I get many emails asking how to make skirts for swimsuits or about skating dress patterns. They’re essentially the same concept. For the sake of the arguement, a skate dress is quite simply a leotard with an attatched skirt. Where you place the skirt is usually either a design choice or competition rule interpretation. There are literally millions of skate dress designs out there … a quick look at skate dresses on google images will show you the variety available. Most have waist band height skirts, but I’ve seen them at empire line height, Vee’d in the center or slightly off center, angled higher on one side than the other, etc.

What I have noticed is that most are cut as circular skirts (particularly on skate dresses) with only a few gored or flared panel skirts. I can tell that most are circular because the center front and center back are slightly lower at the hem line than the sides … think about it … what happens when the waist is an oval, the hem is a circle and waist is smaller than the hips?? The shorter the skirt, the more obvious this difference becomes. Again, have a look at google images and see if you cant spot the rise at the sides. Of course some designers will say this is deliberate but in most cases it’s the nature of the beast. That said, I think it generally looks more soft and feminine with the rise, which is probably why no one has bothered to correct it!

The next thing I’ve noticed is that most of these skirts seem to have a more than one circle’s worth of flare, especially on the shorter skirts where more flare is required to create the same appearance of fullness. Taken to the smallest extreme, what you would have is essesntially a ruffle (this page explains the maths behind cutting a ruffle pattern but has theory that might add depth to this topic so do have a read).

Commercial dresses really do nothing more than cut the leotard in half at the waist band, insert a single layer circular skirt and stitch everything together.
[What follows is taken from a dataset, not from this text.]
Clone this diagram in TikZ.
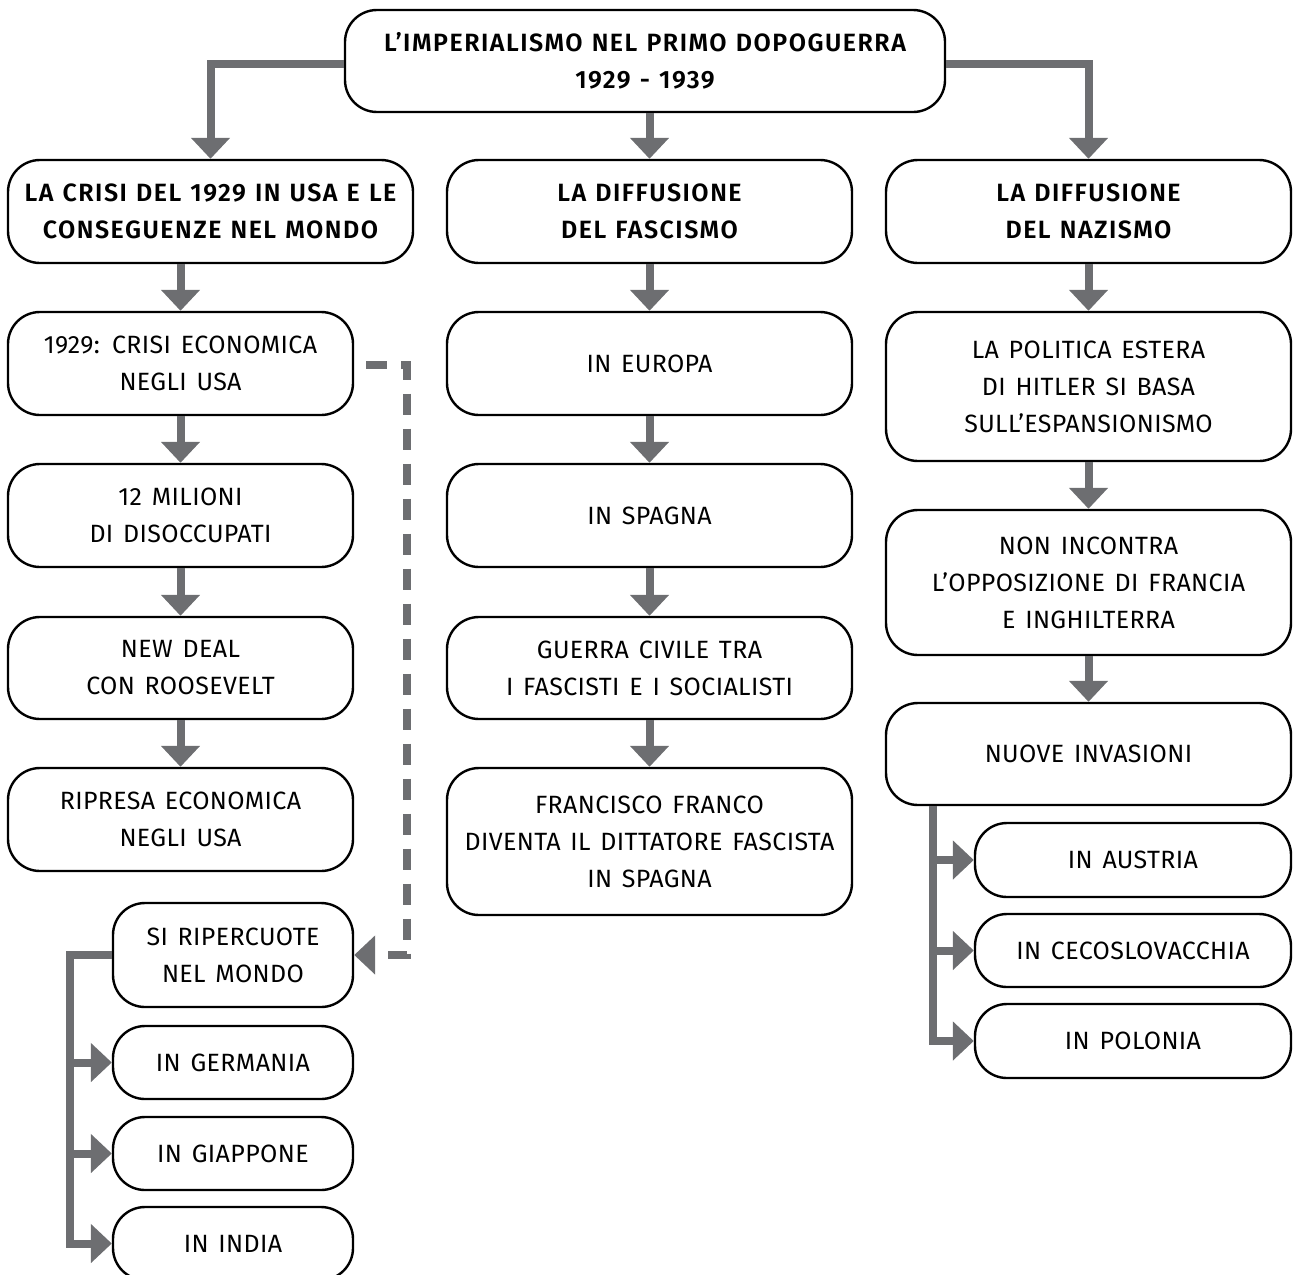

Half of these have sleeves, the majority of which are standard inset sleeves (not raglan which would probably move better for figure skating).

So as all of the leotard information is already on the site here …

 … the real question is how do you cut a circular skirt pattern? To begin with, we all know that the waist band on the actual pattern already has negative ease built in and if any of you have read the ruffle page then you’ll know that you should remove the ease from this to calculate the inside circle circumference right? Wrong. Flouncy skirts need to flare right from the get go (at the seam) so we actually use the true waist band on the body measurement as the inside circle circumference and we ease the skirt in during sewing. For example, a size 10 adult female leotard block would measure 64.4cm around the waistband (7.5cm below natural waist on the block) which equates to 70cm for the waist band on the actual body. No matter where you attach the skirt for whatever design line, you should probably remove the negative ease from the skirt pattern and ease the skirt in when sewing so it sits better … otherwise it makes the wearer look heavy.

Another tip I have is to experiment with the number of circles you use. You don’t always have to use only one circle to make a circular skirt. A circular skirt is a technique. You could make two 35cm inner circmference skirts and join them together so that the seams become the side seams of a single 70cm inner circumference skirt … the length of course stays the same. Or you could have a 3/4 circle matching fabric on top of a double  or triple circle of lightweight fabric to simulate a false tutu … or even multiple layers.

For the sake of the arguement, the 70cm inner circumference skirt has a radius of 11.1cm (C=2πR). If we want a skirt length of, say 20cm again, then our outer circle radius is 11.1+20=31.1cm for an outer circumference of 2xπx30.3=228.3cm. This is fairly easy to draw ….

 

 

Make two squares each of the sides of the circle radii. Draw the arcs either on your computer or by hand with a ruler or string as a compass. This represents the quarter circle pattern. You need to add seam allowance at the waist band and hem allowance if you have one (most don’t as lycra doesn’t fray) if this is to be your pattern. You can make the full circle pattern if you want or fold your fabric accordingly before cutting.